Romanov revolutionized understanding by:
– Challenging the “Vitte as peacemaker” myth
– Demonstrating continuity between Vitte’s and Bezobrazov’s policies
– Arguing for systemic Russian responsibility

The Soviet lens increasingly emphasized Japanese aggression, especially after the 1931 Manchurian Incident. Military theorist Svechin analyzed Japanese strategic culture but fell victim to Stalin’s purges in 1938.

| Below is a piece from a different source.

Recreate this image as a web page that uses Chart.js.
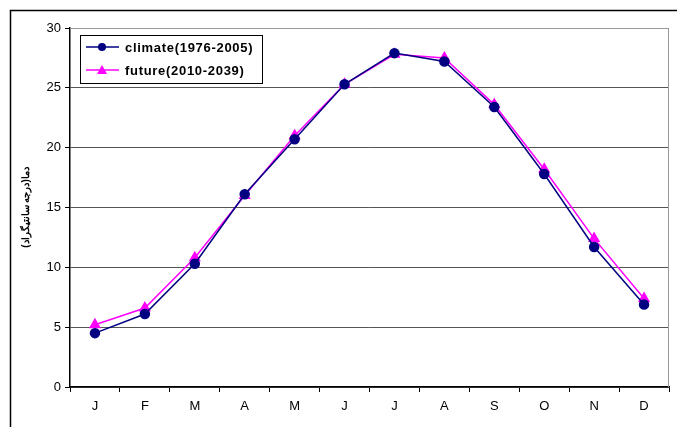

Cold War Scholarship and New Discoveries

Post-WWII research continued evolving:

– Romanov’s 1947 diplomatic history (expanded 1955)
– Narochitsky’s 900-page colonial policy study (1956)
– Rostov’s 1977 military history
– Korean scholars’ work on Russo-Korean relations

The 1990s saw major breakthroughs:
– Partial rediscovery of Shchepansky’s work
– Igor Lukoianov’s post-Soviet archival research
– Western studies incorporating new Russian sources

Enduring Legacies and Unanswered Questions

The Russo-Japanese War histories reveal how nations process military trauma:

– Russia’s remarkable critical tradition versus Japan’s myth-making
– The tension between institutional transparency and national narratives
– How archival access transforms historical understanding

Shchepansky’s lost masterpiece symbolizes the incomplete nature of our knowledge – even a century later, historians continue uncovering new dimensions of this pivotal conflict that reshaped Asian geopolitics and foreshadowed 20th century total war. The competing Russian and Japanese approaches to documenting their shared war experience offer enduring lessons about historical memory, national identity, and the complex relationship between truth and power.